Così scriveva un giornalista su un giornale italo – americano nel 1935:
Andare a Firenze e non vedere Ferdinando Cafiero è come andare a Roma e non vedere il Papa. Ma a Roma è il Papa che benedice voi, a Firenze siete voi che benedite Ferdinando Cafiero, uno dei collezionisti più dotti e geniali che vanti la città del Giglio… Un sacerdote del buon gusto che si è creato un dolce ostello in via Fattori con le migliaia di oggetti raccolti nella sua vita randagia, ricercatore insaziabile…
Un generoso dono a Barletta
Ma non è a Firenze che troverete la Collezione Cafiero. Ferdinando, infatti, la donò alla città natale nel 1936, nove anni prima di morire. Dovete dunque andare a Barletta e visitare il maestoso Castello che al momento (e fino al 22 gennaio 2017) ospita una piccola ma interessante mostra su Annibale, l’acerrimo nemico di Roma.
Nel percorso della Pinacoteca è compresa appunto la Collezione Cafiero. Ma chi era Ferdinando Cafiero? Nato nella città pugliese nel 1864, compì studi classici a Lucca, prima di arruolarsi volontario nella Legione Panellenica per la liberazione della Grecia, sconvolto dall’eccidio degli Armeni da parte dei Turchi.
Rientrato in Italia, si stabilì a Firenze dove in quarant’anni mise insieme una collezione di circa 8 mila pezzi: “Dal ferro al bronzo, al rame, all’ottone, all’argento, all’oro, dal legno al cristallo, alla terracotta, alla ceramica; dalla pittura alla scultura, alle stampe è la storia documentata dell’Artigianato italico dai tempi antichi all’età moderna”, per usare le parole con cui Michele Cassandro la descrisse nel 1952.
Amante del bello
Ferdinando lo vediamo in un ritratto del pittore fiorentino Raffaello Sorbi, datato 1914: ha i baffi a manubrio allora “d’ordinanza” e indossa l’uniforme sulla quale spicca la Medaglia d’Argento al Valor Militare ricevuta per il coraggio mostrato durante la campagna greca.

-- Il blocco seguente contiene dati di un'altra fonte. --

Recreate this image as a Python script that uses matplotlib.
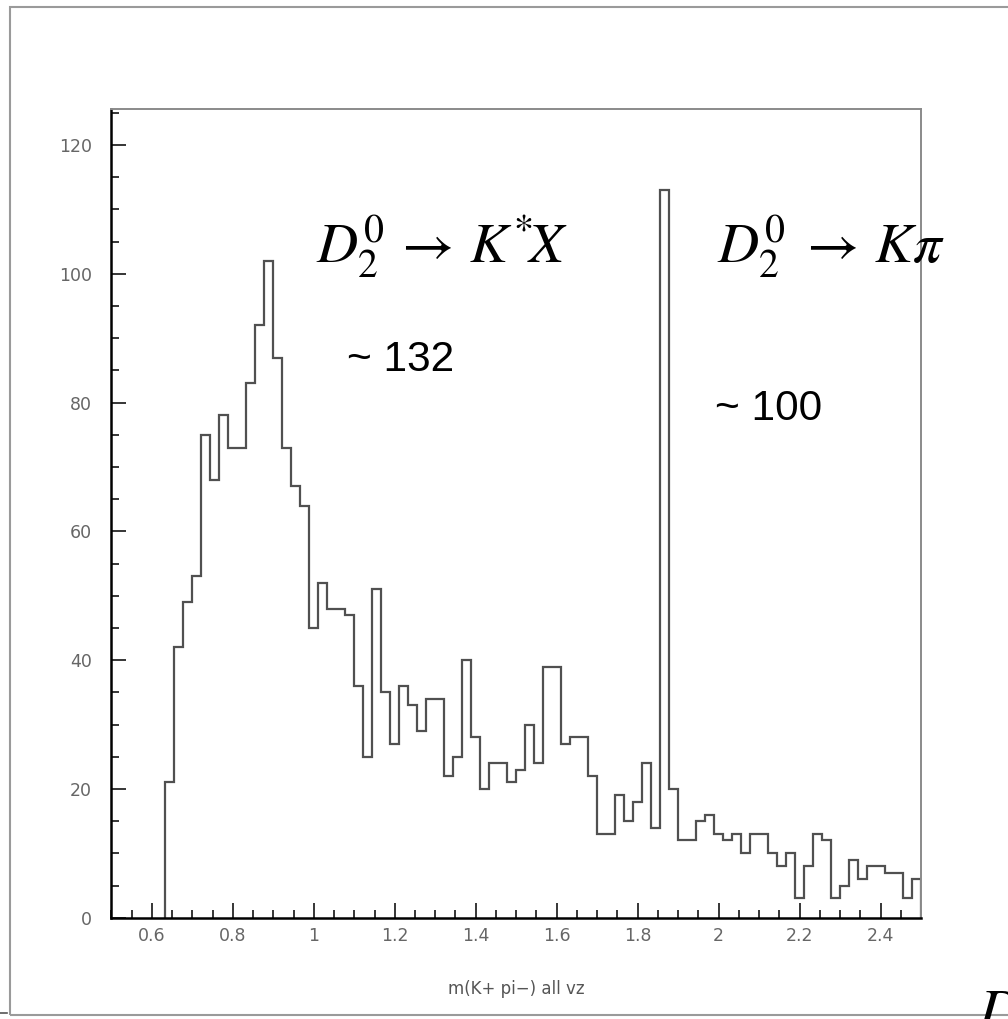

Suddiviso in piccole sezioni introdotte da pannelli didattici ben fatti, il percorso espositivo presenta una piccola selezione della ricca collezione Cafiero. Citazioni da un libro del 1910 invitano i visitatori a immergersi nell’atmosfera d’inizio Novecento. Si tratta del manuale di buone maniere intitolato “Eva regina. Il libro delle signore” di Jolanda, Marchesa Plattis Majocchi.
Eccone un assaggio dedicato alla tavola:
Il menu sarà sempre stampato nei grandi pranzi, manoscritto nei pranzi di minor impegno, ma sempre su un cartoncino grazioso dipinto a mano, e ornato in altra guisa. È gentile l’abitudine di disporre ad ogni posata un fiore che il convitato potrà portare con sé senza spogliare la tavola.
Pezzi che parlano
A una parete è appesa una piccola Testa in terracotta opera del grande Benvenuto Cellini e poco lontano sono esposte alcune tabacchiere del XIX secolo in legno, metallo e avorio. Ci sono poi bicchieri, calici e bottiglie in cristallo e piatti in ceramica colorata e vasi (come albarelli e idrie decorati a smalto blu), di manifatture regionali italiane, tra cui quella di Montelupo in Toscana, rappresentata da alcuni begli esemplari decorati con figure di cavalieri e fanti.
Interessanti anche i pezzi in argento, realizzati in Italia, Inghilterra e Russia. Sono soprattutto arredi per la tavola come piatti, vassoi, saliere, caffettiere e zuccheriere.
In una teca è esposto il libro degli ospiti della Casa – Museo di Firenze, con custodia in argento sbalzato e inciso. In un’altra teca, invece, vengono presentati alcuni bigliettini d’invito, come quello con cui il sindaco di Firenze, allora Pietro Torrigiani, invitava il padre di Ferdinando, Pietro, Deputato al Parlamento nazionale, alle feste per lo scoprimento della facciata di Santa Maria del Fiore e per il quinto centenario dalla nascita di Donatello.
Osservando i pezzi esposti nelle sale non si può che dare ragione a Cassandro quando scriveva che “Ferdinando Cafiero appartiene alla eletta schiera dei Collezionisti appassionati, che sanno scegliere con intuito sicuro, ed ogni pezzo delle loro raccolte ha un valore, grande o piccolo che sia, non importa, ha una parola da dire”.